Jue 31.07.2003

ESPECTáCULOS

“Volverás”, o la rebelión contra el mandato social

Estrenado en el Festival de Cannes 1996, el film del francés Olivier Assayas recupera una figura mítica del primer cine mudo y la convierte en objeto de reflexión sobre la complejidad del cine y del mundo contemporáneo. Por su parte, el director Antonio Chavarrías confirma las bondades del cine catalán en un intenso drama familiar pleno de interrogantes.

› Por Horacio Bernades

No es novedad que el cine catalán ha sabido diferenciarse de la corriente mayoritaria del cine español, que sigue aferrado al naturalismo, el cine histórico y otros almidones. Realizadores como el Bigas Luna de los buenos tiempos, José Luis Guerin, Ventura Pons (el más catalán de todos, en tanto suele filmar en ese idioma) o, más recientemente, Agustí Villaronga, Marc Recha y Agustí Vila (cuyas películas pudieron verse en distintas ediciones del Festival de Cine Independiente), así como el mismísimo Isaki Lacuesta (de la recién estrenada Cravan vs. Cravan), demuestran una voluntad de estilo que no es nada frecuente en el conjunto del cine hispano. Desconocido hasta ahora por aquí, pero con una considerable trayectoria como realizador y productor, Antonio Chavarrías (Barcelona, 1956) confirma esas bondades del cine regional en Volverás, su film más reciente, por el cual recibió el premio a la mejor dirección en la última edición del Festival de Mar del Plata y que lo coloca como un cineasta a seguir.
Habiendo producido Chavarrías las magníficas Aro Tolbukhin. En la mente de un asesino (Villaronga, 2002) y El árbol de las cerezas y Pau y su hermano (Recha, 1998 y 2000), no es extraño que Volverás tenga, como aquéllas, un tono seco y reconcentrado, lejano de todo facilismo narrativo. Basada en una novela de título envidiable (Un enano español se suicida en Las Vegas), puede ser que a todo lo largo de Volverás no aparezca nadie de corta estatura ni tampoco ningún suicida, y ni en afiches se divise la silueta de Las Vegas. Pero sí hay un personaje que juega a las cartas por dinero. Se trata de Carlos (el magnífico Tristán Ulloa, visto antes en Lucía y el sexo), cuya súbita reaparición tras largos años de alejamiento alterará la vida de su hermano menor, Ignacio (Unax Ugalde). Chavarrías utiliza la oposición entre el “civilizado” (Ignacio, que vive con su familia y está por recibirse de arquitecto) y el “salvaje” (Carlos, que abandonó la familia y vive en los márgenes sociales) para plantear una serie de preguntas alrededor de cuestiones como mandatos y rebelión, comodidad y riesgo, norma social y espíritu de aventura.
El juego de oposiciones no es nuevo, y Hollywood lo ha tratado de modo idealizado (El club de la pelea) o paranoico (Malas compañías).
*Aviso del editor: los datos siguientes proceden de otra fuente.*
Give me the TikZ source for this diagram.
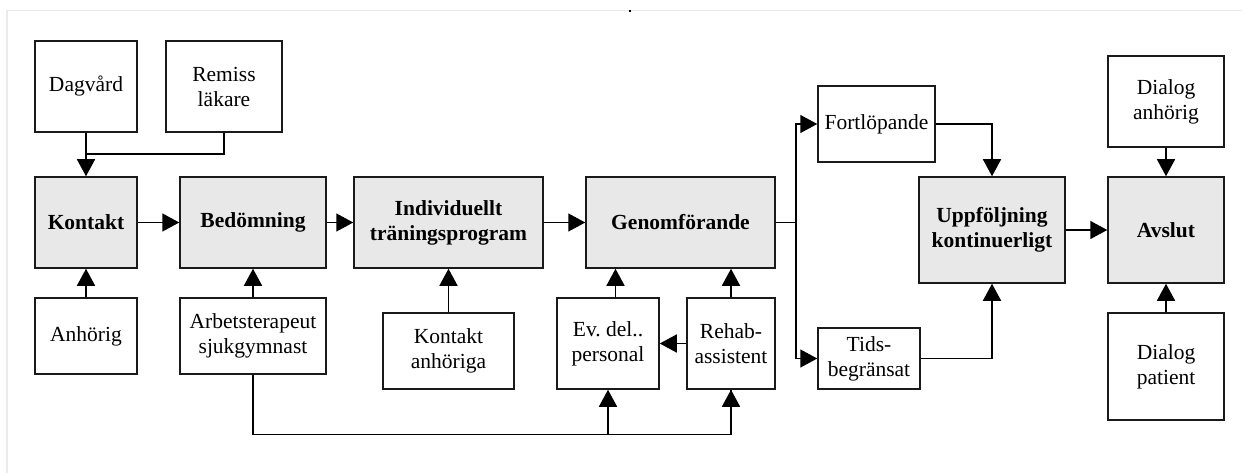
\documentclass[tikz,border=0pt]{standalone}
\usepackage{fontspec}
\setmainfont{Liberation Serif}
\usetikzlibrary{arrows.meta, positioning}
\definecolor{box-fill}{HTML}{E8E8E8}
\definecolor{box-border}{HTML}{1A1A1A}
\definecolor{arrow}{HTML}{000000}
\definecolor{frame}{HTML}{EBEBEB}
\tikzset{
  side-box/.style={
    rectangle, draw=box-border, fill=white, line width=1.5pt,
    inner sep=0pt, align=center, font=\fontsize{21.5}{25}\selectfont
  },
  main-box/.style={
    side-box, fill=box-fill, font=\fontsize{21.5}{25}\selectfont\bfseries
  },
  flow-edge/.style={-{Triangle[width=18pt, length=17pt]}, line width=1.5pt, draw=arrow},
  flow-line/.style={line width=1.5pt, draw=arrow}
}

\begin{document}
\begin{tikzpicture}[x=1pt, y=-1pt]
  \useasboundingbox (0,0) rectangle (1242,473);
  % faint page frame
  \draw[frame, line width=1.5pt] (7,473) -- (7,10.5) -- (1242,10.5);
  \fill (629,10) rectangle (631,12);

  % Main chain
  \node[main-box, minimum width=102pt, minimum height=91pt]  (kontakt) at (86,222.5)    {Kontakt};
  \node[main-box, minimum width=146pt, minimum height=91pt]  (bedom)   at (253,222.5)   {Bedömning};
  \node[main-box, minimum width=189pt, minimum height=91pt]  (indiv)   at (448.5,222.5) {Individuellt\\träningsprogram};
  \node[main-box, minimum width=189pt, minimum height=91pt]  (genom)   at (680.5,222.5) {Genomförande};
  \node[main-box, minimum width=146pt, minimum height=106pt] (uppf)    at (992,230)     {Uppföljning\\kontinuerligt};
  \node[main-box, minimum width=116pt, minimum height=106pt] (avslut)  at (1166,230)    {Avslut};

  % Side boxes
  \node[side-box, minimum width=102pt, minimum height=91pt]  (dagvard) at (86,86.5)     {Dagvård};
  \node[side-box, minimum width=116pt, minimum height=91pt]  (remiss)  at (224,86.5)    {Remiss\\läkare};
  \node[side-box, minimum width=102pt, minimum height=76pt]  (anhorig) at (86,336)      {Anhörig};
  \node[side-box, minimum width=146pt, minimum height=76pt]  (arbets)  at (253,336)     {Arbetsterapeut\\sjukgymnast};
  \node[side-box, minimum width=131pt, minimum height=76pt]  (kanhor)  at (448.5,351)   {Kontakt\\anhöriga};
  \node[side-box, minimum width=102pt, minimum height=91pt]  (evdel)   at (608,343.5)   {Ev.\ del..\\personal};
  \node[side-box, minimum width=88pt,  minimum height=91pt]  (rehab)   at (731,343.5)   {Rehab-\\assistent};
  \node[side-box, minimum width=117pt, minimum height=76pt]  (fortl)   at (876.5,124)   {Fortlöpande};
  \node[side-box, minimum width=102pt, minimum height=61pt]  (tids)    at (869,358.5)   {Tids-\\begränsat};
  \node[side-box, minimum width=116pt, minimum height=91pt]  (dialoga) at (1166,101.5)  {Dialog\\anhörig};
  \node[side-box, minimum width=116pt, minimum height=107pt] (dialogp) at (1166,366.5)  {Dialog\\patient};

  % Junction points
  \coordinate (join)  at (86,154);
  \coordinate (bus)   at (253,434.5);
  \coordinate (split) at (796,222.5);

  % Forward transitions
  \draw[flow-edge] (kontakt) -- (bedom);
  \draw[flow-edge] (bedom) -- (indiv);
  \draw[flow-edge] (indiv) -- (genom);
  \draw[flow-edge] (uppf) -- (avslut);
  \draw[flow-line] (genom) -- (split);
  \draw[flow-edge] (split) |- (fortl.west);
  \draw[flow-edge] (split) |- (tids.west);
  \draw[flow-edge] (fortl.east) -| (uppf.north);
  \draw[flow-edge] (tids.east) -| (uppf.south);

  % Inputs from above and below
  \draw[flow-edge] (dagvard) -- (kontakt);
  \draw[flow-line] (remiss.south) |- (join);
  \draw[flow-edge] (anhorig) -- (kontakt);
  \draw[flow-edge] (arbets) -- (bedom);
  \draw[flow-edge] (kanhor) -- (indiv);
  \draw[flow-edge] ([xshift=7.5pt]evdel.north) -- ([xshift=7.5pt]evdel.north |- genom.south);
  \draw[flow-edge] (rehab.north) -- (rehab.north |- genom.south);
  \draw[flow-edge] (rehab) -- (evdel);
  \draw[flow-edge] (dialoga) -- (avslut);
  \draw[flow-edge] (dialogp) -- (avslut);

  % Bus under the lower boxes
  \draw[flow-line] (arbets.south) -- (bus) -| (rehab.south);
  \draw[flow-edge] (bus) -| (rehab.south);
  \draw[flow-edge] (bus -| evdel.south) -- (evdel.south);
\end{tikzpicture}
\end{document}
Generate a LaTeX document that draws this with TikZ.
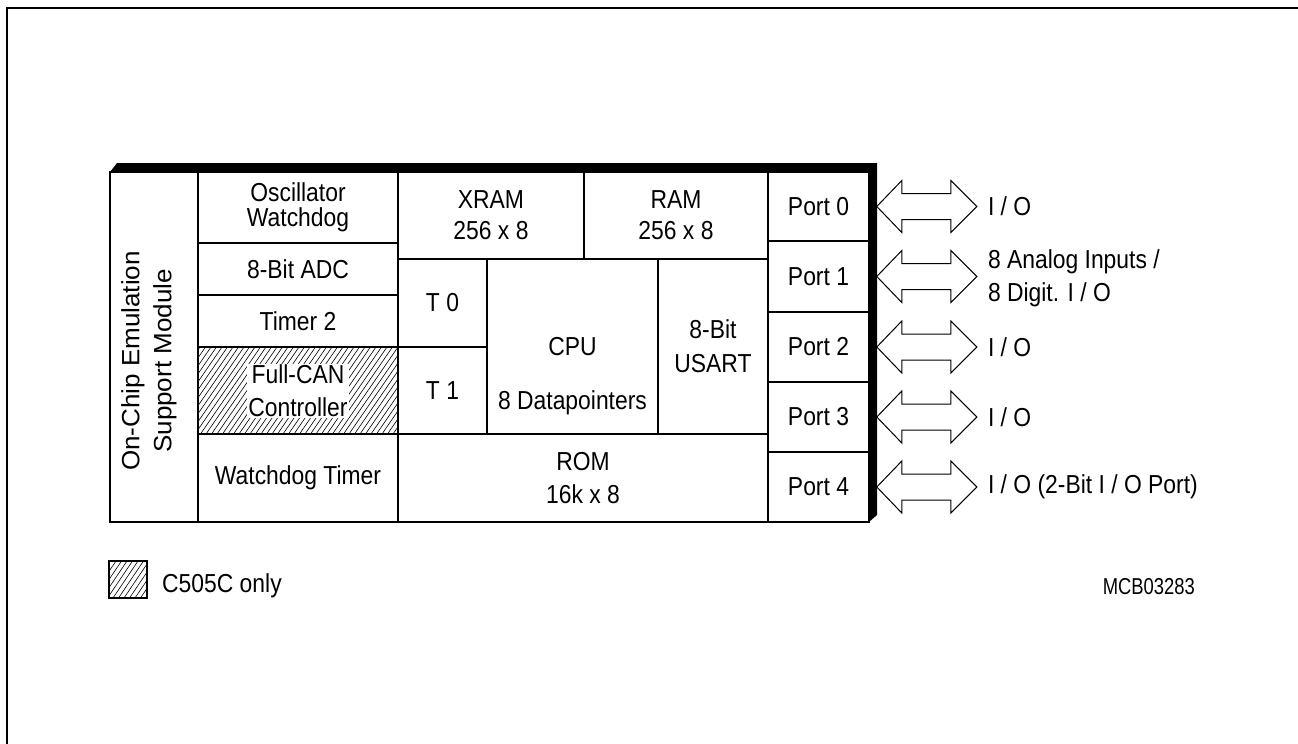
\documentclass[tikz,border=0pt]{standalone}
\usepackage{fontspec}
\setmainfont{Liberation Sans}[FakeStretch=0.88]
\newfontfamily\codefont{Liberation Sans}[FakeStretch=0.8]
\newfontfamily\widefont{Liberation Sans}[FakeStretch=1.04]
\begin{document}
\begin{tikzpicture}[x=1pt,y=-1pt,
  cell/.style={draw,line width=1.6pt,inner sep=0pt,align=center,font=\fontsize{26}{33}\selectfont},
  txt/.style={inner sep=0pt,align=center,font=\fontsize{26}{33}\selectfont},
  bigarrow/.style={draw,line width=1pt,fill=white},
  hatch/.style={line width=0.6pt}]
\useasboundingbox (0,0) rectangle (1298,744);
\draw[line width=1.5pt] (7,744) -- (7,8) -- (1298,8);

% hatching of Full-CAN cell
\begin{scope}
  \clip (198,347) rectangle (398,434);
  \foreach \i in {-80,-74.5,...,210} \draw[hatch] (198+\i,434) -- (258+\i,347);
\end{scope}

% cells
\node[cell,minimum width=88,minimum height=350] (emu) at (154,347) {};
\node[cell,minimum width=200,minimum height=71,font=\fontsize{26}{25}\selectfont] (osc) at (298,207.5) {Oscillator\\Watchdog};
\node[cell,minimum width=200,minimum height=52] (adc) at (298,269) {8-Bit ADC};
\node[cell,minimum width=200,minimum height=52] (tim2) at (298,321) {Timer 2};
\node[cell,minimum width=200,minimum height=87] (can) at (298,390.5) {};
\node[cell,minimum width=200,minimum height=88] (wdt) at (298,478) {Watchdog Timer};
\node[cell,minimum width=186,minimum height=87,font=\fontsize{26}{31}\selectfont] (xram) at (491,215.5) {XRAM\\256 x 8};
\node[cell,minimum width=184,minimum height=87,font=\fontsize{26}{31}\selectfont] (ram) at (676,215.5) {RAM\\256 x 8};
\node[cell,minimum width=89,minimum height=88] (t0) at (442.5,303) {T 0};
\node[cell,minimum width=89,minimum height=87] (t1) at (442.5,390.5) {T 1};
\node[cell,minimum width=171,minimum height=175] (cpu) at (572.5,346.5) {CPU};
\node[cell,minimum width=110,minimum height=175,font=\fontsize{26}{34}\selectfont] (usart) at (713,346.5) {8-Bit\\USART};
\node[cell,minimum width=370,minimum height=88,font=\fontsize{26}{33.5}\selectfont] (rom) at (583,478) {ROM\\16k x 8};
\node[cell,minimum width=101,minimum height=69] (p0) at (818.5,206.5) {Port 0};
\node[cell,minimum width=101,minimum height=71] (p1) at (818.5,276.5) {Port 1};
\node[cell,minimum width=101,minimum height=70] (p2) at (818.5,347) {Port 2};
\node[cell,minimum width=101,minimum height=70] (p3) at (818.5,417) {Port 3};
\node[cell,minimum width=101,minimum height=70] (p4) at (818.5,487) {Port 4};

% texts inside cells
\node[txt,font=\widefont\fontsize{25}{32}\selectfont,rotate=90] (emutxt) at (149,361) {On-Chip Emulation\\Support Module};
\node[txt,fill=white,inner xsep=1.5pt,inner ysep=1pt] (cantxt) at (298,391) {Full-CAN\\Controller};
\node[txt] (dptxt) at (572.5,403) {8 Datapointers};

% 3D black band
\fill (110,172) -- (117,163) -- (877,163) -- (877,515) -- (869,522) -- (869,172) -- cycle;

% arrows
\foreach \p in {p0,p1,p2,p3,p4}{
  \draw[bigarrow,shift={(\p.east)}] (7,0) -- (32,-26) -- (32,-13) -- (81,-13) -- (81,-26) -- (107,0) -- (81,26) -- (81,13) -- (32,13) -- (32,26) -- cycle;
}

% external labels
\node[txt,anchor=west] (io0) at ([xshift=118pt]p0.east) {I / O};
\node[txt,anchor=west,align=left,font=\fontsize{26}{32.5}\selectfont] (io1) at ([xshift=118pt,yshift=-2pt]p1.east) {8 Analog Inputs /\\8 Digit. I / O};
\node[txt,anchor=west] (io2) at ([xshift=118pt]p2.east) {I / O};
\node[txt,anchor=west] (io3) at ([xshift=118pt]p3.east) {I / O};
\node[txt,anchor=west] (io4) at ([xshift=118pt]p4.east) {I / O (2-Bit I / O Port)};

% legend
\begin{scope}
  \clip (109,561) rectangle (147,598);
  \foreach \i in {-40,-34.5,...,50} \draw[hatch] (109+\i,598) -- (134+\i,561);
\end{scope}
\node[draw,line width=1.3pt,minimum width=38,minimum height=37,inner sep=0pt] (leg) at (128,579.5) {};
\node[txt,anchor=west] (legtxt) at (162,586) {C505C only};
\node[inner sep=0pt,anchor=east,font=\codefont\fontsize{23}{24}\selectfont] (code) at (1195,587) {MCB03283};
\end{tikzpicture}
\end{document}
Antes que optar por una cosa u otra, Chavarrías supo plantear esa dinámica de atracción/rechazo como dilema irresoluble. Al menos hasta el último tramo de película, cuando finalmente se hunde en las barrosas aguas del maniqueísmo y la misoginia, haciendo de los personajes de Carlos y su novia Marta (la actriz mexicana Elizabeth Cervantes, de enorme magnetismo) un manipulador y una traidora, sin medias tintas. Salvando ese final poco digno, el gran acierto de Volverás pasa por llevar esa condición dilemática a todos los terrenos: el dramático, el narrativo y el de puesta en escena. Carlos necesita a su hermano menor, pero nunca es del todo claro si lo precisa para salir del laberinto en el que se halla (les debe plata a unos pesados y, en lugar de ganarla, pierde cada vez más) o más bien para meter al otro allí. Algo parecido sucede con Marta, que si bien está envuelta en una relación autodestructiva no responde precisamente al tipo de chica indefensa. En términos narrativos, Chavarrías plantea escenas muy abiertas, que más que contestar preguntas las multiplican. La puesta en escena es pura inestabilidad, gracias a una cámara en mano que parecería seguir a los personajes sin saber muy bien a dónde van. A su turno, la discontinuidad planteada por el montaje va en sentido contrario a toda resolución, dejando las escenas en un estado de permanente flotación. Como resultado de ello, el espectador es puesto –mediante recursos cinematográficos de máxima pureza– en la misma incertidumbre que atraviesa el dubitativo Ignacio. Hasta que al final todo se atropella y simplifica, resolviendo, del modo más tosco, aquello que durante toda la película había quedado en suspensión.